L’Inde est avec la Chine le pays où le ratio de genre est le plus inégal du monde. Il nait ces dernières années beaucoup moins de filles que de garçons, à cause de la pratique répandue de l’avortement des fœtus féminins. Cependant, le gouvernement annonce que cette tendance s’améliore depuis six ans.PUBLICITÉ
De notre correspondant à New Delhi,(RFI)
934 filles sont nées pour 1 000 garçons l’année dernière, contre 911 il y a six ans. C’est donc une augmentation de près de 2%. Une amélioration importante, si l’on en croit les chiffres issus d’un rapport du gouvernement.
Ce dernier affirme que ces progrès ont été obtenus grâce à son programme spécifique de la protection et de l’éducation des jeunes filles, lancé en 2015 dans la moitié nord de l’Inde. Dans cette région très patriarcale, les familles préfèrent avorter de fœtus féminins pour ne pas avoir à élever une fille, et payer sa dot quand elle se mariera.
Une situation contrastée selon les États
Pour contrer ces préjugés, les autorités d’abord ont mené une campagne de communication puis elles ont établi un contrôle plus strict des cliniques qui réalisent les échographies des femmes enceintes, ceci afin que les médecins ne révèlent pas le genre du fœtus aux familles. Et cela semble fonctionner, car dans la majorité des districts où ce programme est en place, il y a eu plus de naissances de filles.
Mais la bataille est loin d’être gagnée, car des États entiers, souvent non touchés par ce programme, continuent à voir le ratio de genre chuter : l’Himachal Pradesh, par exemple, un État des montagnes du nord de l’Inde, a vu le ratio de genre chuter de 62 points en 5 ans : l’année dernière, il n’est né que 875 filles pour 1000 garçons.
De même pour le Maharashtra, l’état où se trouve Bombay, qui a vu cette situation empirer. On se rend compte que les progrès annoncés sont fragiles, surtout que, comme les travailleurs sociaux le disent, les familles du nord de l’Inde n’ont pas changé leurs mentalités – elles continuent à tout faire pour avoir un garçon plutôt qu’une fille.

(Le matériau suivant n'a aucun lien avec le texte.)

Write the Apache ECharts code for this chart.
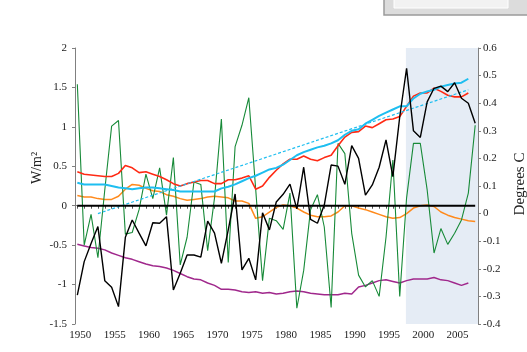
<!DOCTYPE html>
<html>
<head>
<meta charset="utf-8">
<title>Forcing and temperature</title>
<script src="https://cdn.jsdelivr.net/npm/echarts@6/dist/echarts.min.js"></script>
<style>
html, body {margin: 0; padding: 0; background: #fff;}
#main {width: 527px; height: 352px;}
</style>
</head>
<body>
<div id="main"></div>
<script>
// years on the x axis
var years = [1950,1951,1952,1953,1954,1955,1956,1957,1958,1959,
             1960,1961,1962,1963,1964,1965,1966,1967,1968,1969,
             1970,1971,1972,1973,1974,1975,1976,1977,1978,1979,
             1980,1981,1982,1983,1984,1985,1986,1987,1988,1989,
             1990,1991,1992,1993,1994,1995,1996,1997,1998,1999,
             2000,2001,2002,2003,2004,2005,2006,2007,2008];
var yearLabels = [1950,1955,1960,1965,1970,1975,1980,1985,1990,1995,2000,2005];

// W/m2 series (left axis)
var greenVals = [1.54,-0.50,-0.11,-0.66,0.20,1.01,1.08,-0.36,-0.34,-0.05,
                 0.40,0.09,0.48,-0.12,0.61,-0.75,-0.40,0.30,0.27,-0.57,
                 0.10,1.10,-0.72,0.75,1.02,1.37,0.21,-0.95,-0.16,-0.19,
                 -0.30,0.16,-1.30,-0.82,-0.05,0.14,-0.27,-1.29,0.79,0.66,
                 -0.35,-0.88,-1.03,-0.95,-1.15,-0.40,0.58,-1.15,0.10,0.79,
                 0.79,0.20,-0.60,-0.29,-0.49,-0.35,-0.18,0.16,1.02];
var redVals = [0.43,0.40,0.39,0.38,0.37,0.37,0.41,0.51,0.48,0.42,
               0.43,0.40,0.37,0.33,0.28,0.25,0.28,0.30,0.32,0.32,
               0.28,0.28,0.33,0.33,0.35,0.38,0.21,0.25,0.36,0.45,
               0.53,0.59,0.59,0.63,0.59,0.57,0.61,0.64,0.76,0.87,
               0.93,0.94,1.01,0.99,1.04,1.09,1.10,1.13,1.26,1.39,
               1.43,1.43,1.49,1.45,1.40,1.38,1.38,1.43];
var cyanVals = [0.29,0.27,0.27,0.27,0.27,0.25,0.23,0.22,0.21,0.22,
                0.23,0.23,0.22,0.21,0.20,0.18,0.18,0.18,0.18,0.18,
                0.18,0.22,0.24,0.27,0.31,0.35,0.38,0.42,0.46,0.48,
                0.52,0.58,0.64,0.68,0.71,0.74,0.76,0.79,0.83,0.90,
                0.95,0.97,1.04,1.09,1.14,1.18,1.22,1.26,1.26,1.36,
                1.42,1.45,1.47,1.51,1.53,1.55,1.56,1.61];
var orangeVals = [0.13,0.11,0.11,0.09,0.08,0.08,0.12,0.21,0.27,0.26,
                  0.22,0.19,0.18,0.14,0.12,0.09,0.07,0.08,0.09,0.11,
                  0.12,0.11,0.10,0.06,0.06,0.03,-0.16,-0.14,-0.08,-0.02,
                  0.01,0.00,-0.03,-0.08,-0.12,-0.14,-0.14,-0.13,-0.08,0.00,
                  0.00,-0.03,-0.05,-0.08,-0.11,-0.14,-0.16,-0.15,-0.10,-0.03,
                  0.00,0.01,-0.01,-0.08,-0.12,-0.15,-0.17,-0.19,-0.20];
var purpleVals = [-0.49,-0.51,-0.53,-0.54,-0.56,-0.60,-0.63,-0.66,-0.68,-0.71,
                  -0.74,-0.76,-0.77,-0.79,-0.82,-0.86,-0.90,-0.93,-0.94,-0.98,
                  -1.01,-1.06,-1.06,-1.07,-1.09,-1.10,-1.09,-1.11,-1.10,-1.12,
                  -1.11,-1.09,-1.08,-1.09,-1.11,-1.12,-1.13,-1.13,-1.13,-1.11,
                  -1.12,-1.03,-1.01,-0.98,-0.95,-0.94,-0.96,-0.98,-0.95,-0.93,
                  -0.93,-0.93,-0.91,-0.94,-0.95,-0.98,-1.01,-0.98];
var trendYears = [1953, 2007];
var trendVals = [-0.10, 1.47];
var zeroYears = [1950, 2008];
var zeroVals = [0, 0];

// Degrees C (right axis)
var tempVals = [-0.295,-0.174,-0.108,-0.047,-0.243,-0.267,-0.337,-0.086,-0.023,-0.071,
                -0.117,-0.033,-0.035,-0.011,-0.277,-0.216,-0.150,-0.150,-0.158,-0.027,
                -0.071,-0.180,-0.059,0.071,-0.204,-0.162,-0.240,0.003,-0.059,0.042,
                0.070,0.107,0.017,0.168,-0.021,-0.035,0.031,0.176,0.172,0.106,
                0.246,0.200,0.067,0.104,0.168,0.267,0.134,0.351,0.526,0.300,
                0.276,0.405,0.454,0.462,0.442,0.474,0.418,0.400,0.327];

var shadeFrom = 1997.9;
var shadeTo = 2008.41;

function pairs(xs, vals) {
  return vals.map(function (v, i) { return [xs[i], v]; });
}

var serif = '"Liberation Serif", "Times New Roman", serif';
var chart = echarts.init(document.getElementById('main'));

function line(name, xs, vals, color, width, yIdx, dash) {
  return {
    name: name, type: 'line', yAxisIndex: yIdx || 0,
    data: pairs(xs, vals), symbol: 'none', smooth: false,
    lineStyle: {color: color, width: width, type: dash || 'solid'}, silent: true
  };
}

chart.setOption({
  animation: false,
  grid: {left: 75, right: 49, top: 48, bottom: 28, outerBoundsMode: 'none'},
  xAxis: {
    type: 'value', min: 1949.66, max: 2008.41,
    axisLine: {lineStyle: {color: '#808080', width: 1}},
    axisTick: {show: true, length: 3, customValues: years, lineStyle: {color: '#555'}},
    axisLabel: {customValues: yearLabels, fontFamily: serif, fontSize: 11, color: '#222',
                margin: 6, padding: [0, 0, 0, 6], formatter: function (v) { return String(v); }},
    splitLine: {show: false}
  },
  yAxis: [{
    type: 'value', min: -1.5, max: 2, interval: 0.5,
    axisLine: {show: true, lineStyle: {color: '#808080'}},
    axisTick: {show: true, length: 3, lineStyle: {color: '#808080'}},
    axisLabel: {fontFamily: serif, fontSize: 11, color: '#222', margin: 8},
    splitLine: {show: false}
  }, {
    type: 'value', min: -0.4, max: 0.6, interval: 0.1, position: 'right',
    axisLine: {show: true, lineStyle: {color: '#808080'}},
    axisTick: {show: true, length: 3, lineStyle: {color: '#808080'}},
    axisLabel: {fontFamily: serif, fontSize: 11, color: '#222', margin: 5,
                formatter: function (v) { return Math.abs(v) < 1e-9 ? '0' : v.toFixed(1); }},
    splitLine: {show: false}
  }],
  graphic: [
    {type: 'rect', shape: {x: 384, y: -4, width: 150, height: 19},
     style: {fill: '#dcdcdc', stroke: '#9a9a9a', lineWidth: 1.5}},
    {type: 'rect', shape: {x: 394, y: -4, width: 114, height: 12},
     style: {fill: '#f2f2f2', stroke: '#ffffff', lineWidth: 1}},
    {type: 'text', x: 37, y: 168, rotation: Math.PI / 2,
     style: {text: 'W/m²', font: '14px ' + serif, fill: '#222', textAlign: 'center', textVerticalAlign: 'middle'}},
    {type: 'text', x: 520, y: 184, rotation: Math.PI / 2,
     style: {text: 'Degrees C', font: '15px ' + serif, fill: '#222', textAlign: 'center', textVerticalAlign: 'middle'}}
  ],
  series: [
    {
      name: 'shade', type: 'line', data: [], z: 1, silent: true,
      markArea: {silent: true, itemStyle: {color: '#e5ecf5'},
                 data: [[{xAxis: shadeFrom}, {xAxis: shadeTo}]]}
    },
    line('purple', years, purpleVals, '#a0288c', 1.5),
    line('orange', years, orangeVals, '#ff8a1c', 1.5),
    line('green', years, greenVals, '#178a38', 1.1),
    line('red', years, redVals, '#ff2a14', 1.6),
    line('cyan', years, cyanVals, '#1ebef0', 2),
    line('trend', trendYears, trendVals, '#1ebef0', 1.2, 0, [3, 2]),
    line('temp', years, tempVals, '#000000', 1.4, 1),
    line('zero', zeroYears, zeroVals, '#000000', 2)
  ]
});
</script>
</body>
</html>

Du reste, cette pratique se développe aussi dans le reste du pays.
Des régressions avec la pandémie
La pandémie a également rendu la vie des jeunes filles plus difficile. La plupart des écoles sont toujours fermées en inde, à cause de la peur de la contagion au Covid-19. Et les cours sont donc menés en ligne, ce qui est précaire, car la plupart des familles n’ont qu’un ordinateur ou smartphone et vont le donner à leur garçon plutôt qu’à leur fille.
Cela a des conséquences, explique Dr. Ranjana Kumari, militante féministe à la tête du Center for Social Research, à New Delhi : « Beaucoup de filles n’ont pas eu accès à la technologie pour suivre les cours, donc elles ont abandonné l’école, et ont été mariées par leurs parents. Et nous avons constaté cette année une augmentation des mariages de mineurs. »
La pandémie a détourné l’attention des autorités de ces problèmes – les travailleurs sociaux réclament donc que le gouvernement intègre la dimension de genre dans la lutte contre le Covid-19, pour ne pas ajouter des problèmes sociaux à cette crise sanitaire.